Justine on No Control
Posted on August 14, 2006 Posted by John Scalzi 6 Comments
Justine Larbalestier points to all the things an author has no control over, which is useful information for when, say, you look at a book cover and wonder to yourself what the hell the author was thinking. Justine’s list is pretty much correct (there are a couple other additions to the list in the comment threads), although I would make the caveat that some of this is contingent on other factors. There are some of my books which I have had quite a lot of participation on things like cover and jacket copy and so on — but in all of those cases that was contingent on the willingness of the publisher/editor to let me be involved. The point is ultimately the decisions on a lot of things about the books is not the author’s.
It’s also worth noting that this is not always a bad thing. A writer’s core competency is writing, it’s not book design or art or marketing… or how all three of those fit together, for example, to sell a book. Writing a novel is largely a personal endeavor, but turning that novel into a book is a group endeavor, as is selling it. When you’re lucky, the other people you’re working with are good at what they do, and you can trust them to do their jobs well — so you can focus on writing.
Yikes.

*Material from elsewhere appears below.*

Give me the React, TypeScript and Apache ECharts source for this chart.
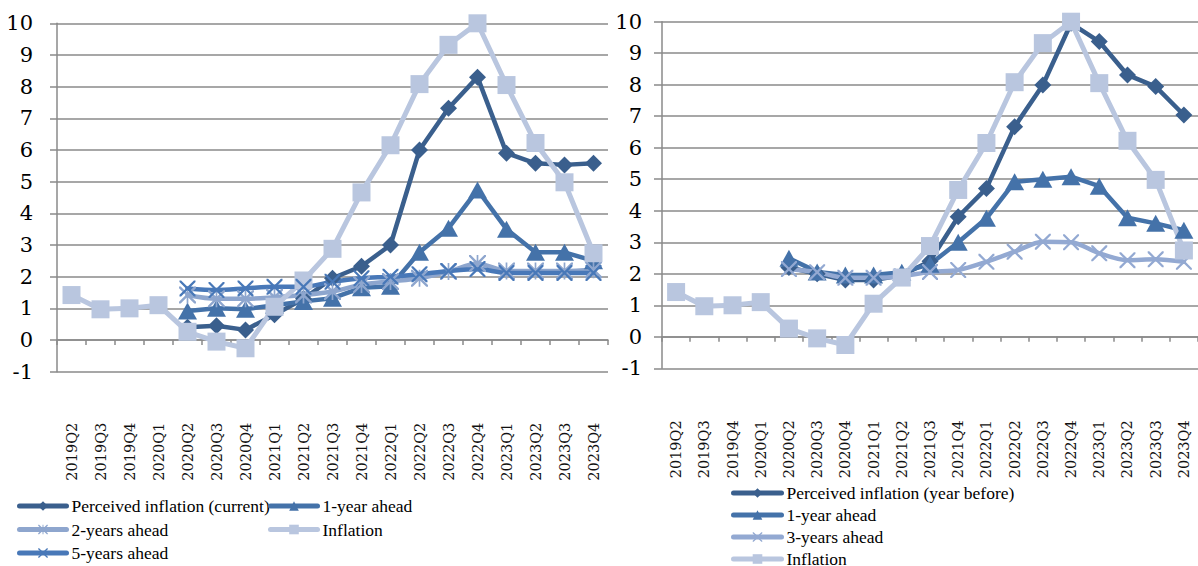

Sounds like the movie industry. After you sell the rights, you got nothing. unless you’re stephen king and then you can keep control and screw it up all you want!!!
Well, I don’t personally believe the publishing industry takes things to the “here’s your money, now go away” extreme that the movie industry does. It’s more like “let us do our job of selling you so we can all make money.”
Yeah, but doesn’t it drive you CRAZY when the brunette, brown-eyed hero with the scar on his face turns into a blond on the cover? The depiction of aliens are even more usually unrelated to the actual content. Give me a day or so and I’ll have examples.
John,
Would you say this is a pretty widely accepted view of publishing or just yours? I mean, I didn’t think, from my limited knowledge of the publishing in dustry, that it was quite that… benevolent.
Care to elaborate?
Ugh, I would also imagine you get a hell of a lot of more ccontent control of your work. The transfer of novels into film requires some reworking, but Hollywood usually magles it at best.